9. Are Henry’s efforts toward helping Story address her issues with her own father a way for him to repent for his abandonment of Threnody? What was it about Story and her relationship with her father that brought about Henry’s reconciliation with Threnody?

10. Does young Henry’s repression of painful memories as a psychological defense mechanism shape the way and order in which he tells his father’s story, as well as the story of his relationship with Threnody?

11. Discuss the role of the Barrowfields in the story. Were the Barrowfields intended to be representative of a larger theme in the book (for example, pertaining to Henry’s father)?

12. Discuss the role of “burning” in the story, and the irony of Henry’s father saving Faulkner’s book from destruction while not his own.

13. Given the numerous opportunities in the book for magical realism or surrealism (such as the macabre gothic mansion, the Barrowfields, and the witch horse), why do you think the author opted to resolve each such opportunity with stark realism?

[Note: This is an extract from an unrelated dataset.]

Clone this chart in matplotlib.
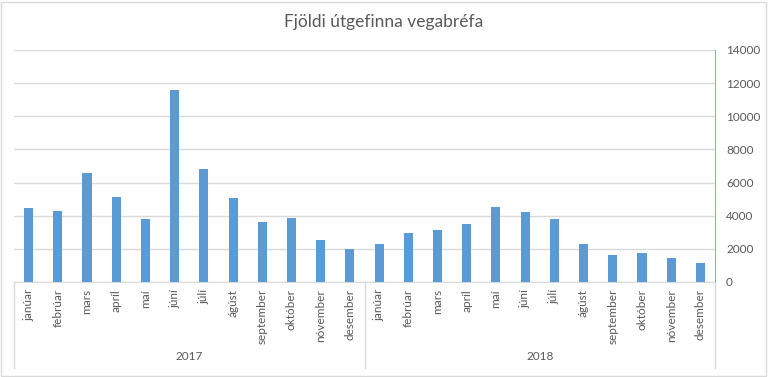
import matplotlib
matplotlib.use("Agg")
import matplotlib.pyplot as plt
from matplotlib.patches import Rectangle

# Gögn lesin af myndinni
months = ["janúar", "febrúar", "mars", "apríl", "maí", "júní", "júlí",
          "ágúst", "september", "október", "nóvember", "desember"]
years = ["2017", "2018"]
values_2017 = [4470, 4290, 6580, 5130, 3800, 11590, 6820, 5070, 3620, 3860, 2530, 1990]
values_2018 = [2290, 2960, 3140, 3500, 4530, 4220, 3800, 2290, 1630, 1750, 1450, 1150]
yticks = [0, 2000, 4000, 6000, 8000, 10000, 12000, 14000]

plt.rcParams['font.family'] = ['Lato', 'DejaVu Sans']

values = values_2017 + values_2018
labels = months + months
x = list(range(len(values)))

fig = plt.figure(figsize=(7.68, 3.77), dpi=100)
W, H = 768, 377
left, right, top, bottom = 14, 715, 50, 282
ax = fig.add_axes([left / W, 1 - bottom / H, (right - left) / W, (bottom - top) / H])

ax.bar(x, values, width=0.31, color="#5B9BD5", zorder=3)
ax.set_xlim(-0.5, len(values) - 0.5)
ax.set_ylim(0, 14000)
ax.set_yticks(yticks)
ax.yaxis.tick_right()
ax.tick_params(axis="y", length=0, labelsize=8.5, labelcolor="#595959", pad=8)
ax.grid(axis="y", color="#D9D9D9", linewidth=1, zorder=0)

ax.set_xticks(x)
ax.set_xticklabels(labels, rotation=90, fontsize=8.5, color="#595959")
ax.tick_params(axis="x", length=0, pad=5)

for s in ["top", "left"]:
    ax.spines[s].set_visible(False)
ax.spines["right"].set_color("#8EAFD0")
ax.spines["bottom"].set_color("#D9D9D9")

# flokkaskil undir ásnum
trans = ax.get_xaxis_transform()
depth = (368 - bottom) / (bottom - top)
for sep in [-0.5, 11.5, 23.5]:
    ax.plot([sep, sep], [0, -depth], color="#D9D9D9", linewidth=1,
            transform=trans, clip_on=False)
for i, yr in enumerate(years):
    ax.text(5.5 + 12 * i, -(357 - bottom) / (bottom - top), yr, transform=trans,
            ha="center", va="center", fontsize=8.5, color="#595959")

fig.text(0.5, 1 - 22 / H, "Fjöldi útgefinna vegabréfa", ha="center", va="center",
         fontsize=12.5, color="#595959")

fig.patches.append(Rectangle((1 / W, 1 / H), 1 - 3 / W, 1 - 3 / H, transform=fig.transFigure,
                             fill=False, edgecolor="#D9D9D9", linewidth=1))

fig.savefig("out.png", dpi=100)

14. Did you discover that many of the place names and character names have some extrinsic significance? For example, “Old Buckram” refers to “buckram,” which is a material that is used to make book covers (such that much of the story takes place within the covers of an old book). “Avernus,” the family cemetery, derives from a word used to refer to the entrance to the underworld. “Harold Specks,” the mountain priest who gave the sermon at Maddy’s funeral, is based on “haruspex.”

15. Did the ultimate fate of Henry’s father surprise you? What were the two events that were most salient in driving him to his eventual fate, and how were they related?

16. Why was Henry incapable of divulging his father’s fate until the end of the book? Had he been intellectually honest with himself about this father until his discussion with Threnody about their father, and would he have shared this information with the reader if not for the discussion he had with Threnody about the day of his father’s departure?

17. Whose fate in the story was ultimately more tragic: Henry’s father or Henry’s mother?